St. Petersburg, 19 January 1998 (RFE/RL) -- America's Ford Motor Company is very close to announcing plans to open a $150-million factory in Vsevolozhsk, in the Leningrad region. The final hurdle for the agreement is the availability of investment incentives from Russia's federal government.
Len Meany, Associate Director of Ford's department for new markets, tells RFE/RL that the company has been negotiating with Leningrad region Governor Vadim Gustov's government for almost a year, and hopes to make an announcement about opening a manufacturing plant sometime this year. Ford officials are very careful to stress that nothing has been finalized. Nevertheless, the company is very positive about the prospects for building a manufacturing plant in the Leningrad region, a region about the size of Ireland that surrounds, but does not include, St. Petersburg.
"We are very optimistic about the Leningrad Oblast (region) as a place to do business," Meany said in a telephone interview from his office in Essex, England, last week. Meany added that the only remaining major question in the negotiations involves the availability of investment incentives.
Meany said that the proposed plant would start by producing 25,000 cars per year, and, when it is in full production, would create some 2,000 jobs.
In 1997, Ford sold about 7,000 cars in Russia, a figure Ford officials sees increasing dramatically in the near future.

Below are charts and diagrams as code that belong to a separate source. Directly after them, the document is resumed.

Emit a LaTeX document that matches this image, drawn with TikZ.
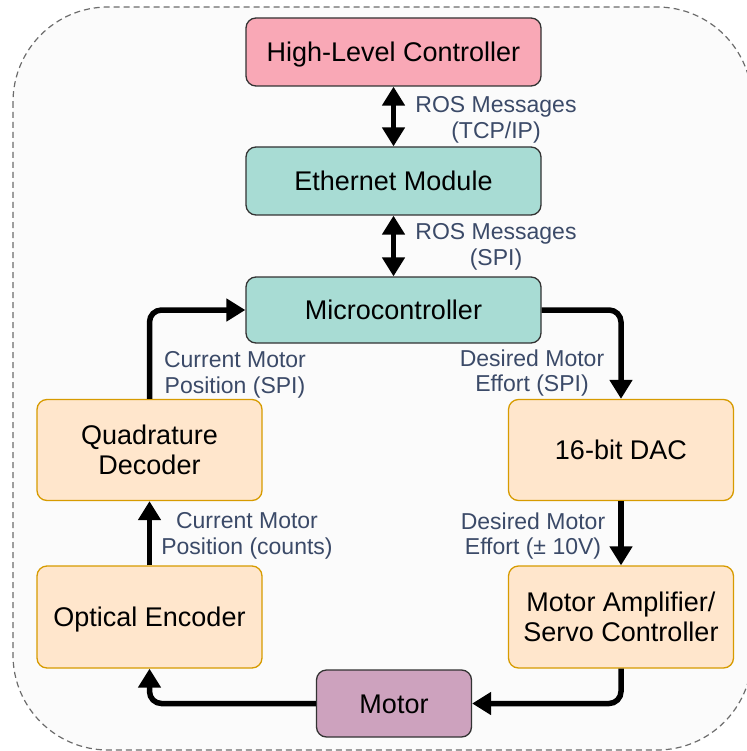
\documentclass[tikz,border=0pt]{standalone}
\usepackage{fontspec}
\setmainfont{Liberation Sans}
\usetikzlibrary{arrows.meta}
\definecolor{pinkfill}{HTML}{F9A8B6}
\definecolor{tealfill}{HTML}{A8DCD4}
\definecolor{orangefill}{HTML}{FFE6CC}
\definecolor{orangeline}{HTML}{D79B00}
\definecolor{purplefill}{HTML}{CDA2BE}
\definecolor{darkline}{HTML}{333333}
\definecolor{labelcol}{HTML}{3B4A68}
\definecolor{bgfill}{HTML}{FBFBFB}
\begin{document}
\begin{tikzpicture}[x=1pt,y=-1pt,
  box/.style={draw=darkline, line width=1.3pt, rounded corners=10pt, align=center,
    font=\fontsize{27}{30}\selectfont, inner sep=0pt},
  one/.style={text height=19.3pt, text depth=0pt},
  obox/.style={box, draw=orangeline, fill=orangefill},
  lbl/.style={align=center, text=labelcol, font=\fontsize{23}{25.5}\selectfont, inner sep=0pt},
  arr/.style={line width=5.5pt, rounded corners=12pt, -{Triangle[length=19pt,width=22pt]}},
  darr/.style={line width=5.5pt, {Triangle[length=19pt,width=22pt]}-{Triangle[length=19pt,width=22pt]}}
]
\useasboundingbox (0,0) rectangle (746,751);
\path[fill=bgfill, draw=gray!85!black, line width=1.2pt, dash pattern=on 6pt off 4pt, rounded corners=95pt]
  (13,7) rectangle (752,750);

\node[box, one, fill=pinkfill, minimum width=295pt, minimum height=68pt] (hlc) at (393.5,52) {High-Level Controller};
\node[box, one, fill=tealfill, minimum width=295pt, minimum height=68pt] (eth) at (393.5,181) {Ethernet Module};
\node[box, one, fill=tealfill, minimum width=295pt, minimum height=66pt] (mcu) at (393.5,310) {Microcontroller};
\node[obox, minimum width=225pt, minimum height=101pt] (quad) at (149.5,450) {Quadrature\\Decoder};
\node[obox, one, minimum width=225pt, minimum height=101pt] (dac) at (621,450) {16-bit DAC};
\node[obox, one, minimum width=225pt, minimum height=102pt] (enc) at (149.5,617) {Optical Encoder};
\node[obox, minimum width=225pt, minimum height=102pt] (amp) at (621,617) {Motor Amplifier/\\Servo Controller};
\node[box, one, fill=purplefill, minimum width=155pt, minimum height=67pt] (motor) at (394,703.5) {Motor};

\draw[darr] (hlc.south) -- (eth.north);
\draw[darr] (eth.south) -- (mcu.north);
\draw[arr] (mcu.east) -| (dac.north);
\draw[arr] (dac.south) -- (amp.north);
\draw[arr] (amp.south) |- (motor.east);
\draw[arr] (motor.west) -| (enc.south);
\draw[arr] (enc.north) -- (quad.south);
\draw[arr] (quad.north) |- (mcu.west);

\node[lbl] (l1) at (496,120) {ROS Messages\\(TCP/IP)};
\node[lbl] (l2) at (496,247) {ROS Messages\\(SPI)};
\node[lbl] (l3) at (235,375) {Current Motor\\Position (SPI)};
\node[lbl] (l4) at (532,373) {Desired Motor\\Effort (SPI)};
\node[lbl] (l5) at (247,536) {Current Motor\\Position (counts)};
\node[lbl] (l6) at (533,536) {Desired Motor\\Effort (\textpm{} 10V)};
\end{tikzpicture}
\end{document}
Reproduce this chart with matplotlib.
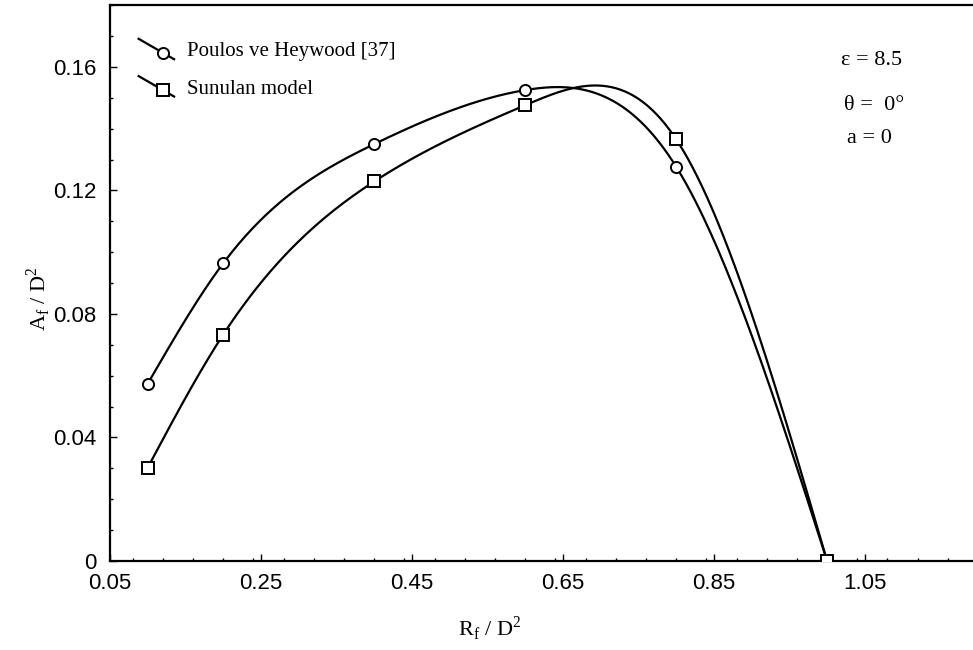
import numpy as np
import matplotlib

matplotlib.use("AGG")
from matplotlib import pyplot
from matplotlib.lines import Line2D
from matplotlib.legend_handler import HandlerLine2D
from matplotlib.ticker import MultipleLocator, FixedLocator

# R_f / D^2 sample points and A_f / D^2 for both series
rf = [0.1, 0.2, 0.4, 0.6, 0.8, 1.0]
af_poulos = [0.0574, 0.0964, 0.1350, 0.1525, 0.1277, 0.0]
af_model = [0.0302, 0.0733, 0.1229, 0.1476, 0.1366, 0.0]

x_ticks = [0.05, 0.25, 0.45, 0.65, 0.85, 1.05]
y_ticks = [0, 0.04, 0.08, 0.12, 0.16]
y_tick_labels = ["0", "0.04", "0.08", "0.12", "0.16"]
notes = ["\u03b5 = 8.5", "\u03b8 =  0\u00b0", "a = 0"]


def natural_spline(x, y, n=300):
    # natural cubic spline through the points, for a smooth curve
    x = np.asarray(x, float)
    y = np.asarray(y, float)
    k = len(x)
    h = np.diff(x)
    A = np.zeros((k, k))
    b = np.zeros(k)
    A[0, 0] = A[-1, -1] = 1.0
    for i in range(1, k - 1):
        A[i, i - 1] = h[i - 1]
        A[i, i] = 2 * (h[i - 1] + h[i])
        A[i, i + 1] = h[i]
        b[i] = 6 * ((y[i + 1] - y[i]) / h[i] - (y[i] - y[i - 1]) / h[i - 1])
    m = np.linalg.solve(A, b)
    xs = np.linspace(x[0], x[-1], n)
    j = np.clip(np.searchsorted(x, xs) - 1, 0, k - 2)
    t0 = x[j + 1] - xs
    t1 = xs - x[j]
    hj = h[j]
    ys = (m[j] * t0**3 + m[j + 1] * t1**3) / (6 * hj) \
        + (y[j] / hj - m[j] * hj / 6) * t0 \
        + (y[j + 1] / hj - m[j + 1] * hj / 6) * t1
    return xs, ys


class SlantHandler(HandlerLine2D):
    # legend key: a slanted stroke with the marker on it
    def create_artists(self, legend, orig_handle, xdescent, ydescent,
                       width, height, fontsize, trans):
        x0, x1 = -xdescent, width - xdescent
        y0, y1 = height * 1.2 - ydescent, -height * 0.2 - ydescent
        seg = Line2D([x0, x1], [y0, y1], color="black", lw=1.6)
        f = 0.7
        mk = Line2D([x0 + f * (x1 - x0)], [y0 + f * (y1 - y0)], ls="none",
                    marker=orig_handle.get_marker(), markersize=8,
                    mfc="white", mec="black", mew=1.4)
        seg.set_transform(trans)
        mk.set_transform(trans)
        return [seg, mk]


fig = pyplot.figure(figsize=(9.73, 6.5), dpi=100)
ax = fig.add_axes([0.113, 0.137, 0.931, 0.855])

serif = "Liberation Serif"
sans = "Liberation Sans"

for vals, mk, every in [(af_poulos, "o", [0, 1, 2, 3, 4]),
                        (af_model, "s", [0, 1, 2, 3, 4, 5])]:
    xs, ys = natural_spline(rf, vals)
    ax.plot(xs, ys, color="black", lw=1.6, zorder=2)
    ax.plot([rf[i] for i in every], [vals[i] for i in every], ls="none",
            marker=mk, markersize=8, mfc="white", mec="black", mew=1.4, zorder=3)

handles = [Line2D([], [], color="black", marker="o"),
           Line2D([], [], color="black", marker="s")]
ax.legend(handles, ["Poulos ve Heywood [37]", "Sunulan model"],
          handler_map={Line2D: SlantHandler()}, loc="upper left",
          bbox_to_anchor=(0.011, 0.968), frameon=False, handlelength=1.7,
          handletextpad=0.6, labelspacing=0.85,
          prop={"family": serif, "size": 15})

ax.text(0.896, 0.907, notes[0], transform=fig.transFigure, ha="center", va="center",
        family=serif, fontsize=16)
ax.text(0.898, 0.838, notes[1], transform=fig.transFigure, ha="center", va="center",
        family=serif, fontsize=16)
ax.text(0.894, 0.787, notes[2], transform=fig.transFigure, ha="center", va="center",
        family=serif, fontsize=16)

ax.set_xlim(0.05, 1.25)
ax.set_ylim(0, 0.18)
ax.xaxis.set_major_locator(FixedLocator(x_ticks))
ax.xaxis.set_minor_locator(MultipleLocator(0.04))
ax.yaxis.set_major_locator(FixedLocator(y_ticks))
ax.yaxis.set_minor_locator(MultipleLocator(0.01))
ax.set_xticklabels([f"{v:.2f}" for v in x_ticks], family=sans, fontsize=16)
ax.set_yticklabels(y_tick_labels, family=sans, fontsize=16)
ax.tick_params(which="both", direction="in", width=1.0)
ax.tick_params(which="major", length=5)
ax.tick_params(axis="x", which="major", pad=9)
ax.tick_params(axis="y", which="major", pad=10)
ax.tick_params(which="minor", length=2.5)
for s in ax.spines.values():
    s.set_linewidth(1.6)

fig.text(0.503, 0.033, r"R$_\mathregular{f}$ / D$^\mathregular{2}$", ha="center",
         va="center", family=serif, fontsize=16)
fig.text(0.04, 0.54, r"A$_\mathregular{f}$ / D$^\mathregular{2}$", ha="center",
         va="center", rotation=90, family=serif, fontsize=16)

pyplot.savefig("out.png", dpi=100)
pyplot.close()
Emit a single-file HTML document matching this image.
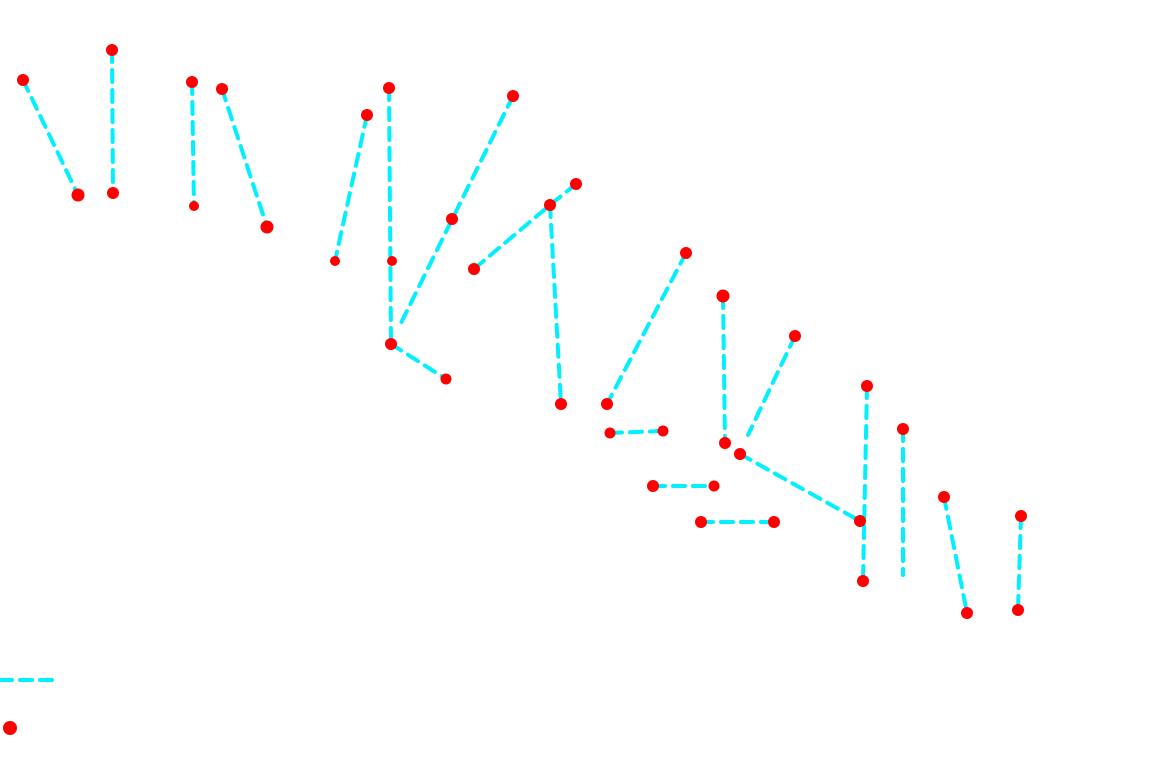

"Russia is going to be a future growth market, and we want to establish a presence there," said Tom Hoyt, a Ford spokesman in a telephone interview from Ford's global headquarters in Dearborne, Michigan. Hoyt adds that, by the time the proposed plant is up and running, there will be sufficient demand for 25,000 cars a year. "Henry Ford (the founder of Ford Motor Company) said we should build them where we sell them, so we want to build them in Russia. It is our hope and goal to move as quickly as possible," said Hoyt.
Meany praised Leningrad region Governor Gustov for making the region what Meany calls "investor-friendly," and a "very attractive proposition" for Ford.
Gustov has made attracting foreign investment one of the cornerstones of government policy, since his election in September 1996. In Summer of 1997, Gustov's administration enacted a new tax regime for investors that financial analysts predicted would bring a flood of foreign capital to the region. Analysts also described the law, that gives tax holidays to companies that do business in the Leningrad region, as one of the most investor-friendly tax regimes in Russia.
Companies that invest a minimum of six-billion rubles ($1.03 million) in Leningrad region can expect a full tax holiday from the regional portion of profit tax, road-user tax and asset tax, until their initial investment is recovered. Moreover, according to the new law, companies receive additional two-year tax breaks, depending on the size of their investment.
Initially, the proposed factory will assembly cars using imported parts. But the region's Deputy Governor, Valery Goloshchapov - who is also Chairman of the Committee for Economic Development - said that, in the future, the Ford assembly cars from parts made in the region and St. Petersburg-Leningrad Oblast.
Ford spokesman Hoyt says, "This investment should have a domino effect for new investments in the region. When the factory begins to source parts locally, the supply industry will also grow." And, Ford suggests the auto parts business could lead to the creation of an additional 20,000 new jobs.
The Public Relations Director for the St. Petersburg International Business Association, Christian Courbois, says he is "very excited that another prestigious company is coming to the region." Courbois says that, although it will be located in the Leningrad region, the city of St. Petersburg will also benefit. He describes the project as "much needed good news."
Matthew Murray, the president of a local management-consulting firm, said, "this helps promote the idea of this part of the country as a manufacturing hub."
And Ford officials say that - if and when - they come to Leningrad region, they plan to make a strong commitment to the region's development. "We have a philosophy that when we go into a new market to be responsible to the community," said Ford spokesman Hoyt. "Our strategy is not to be just in the community, but of the community."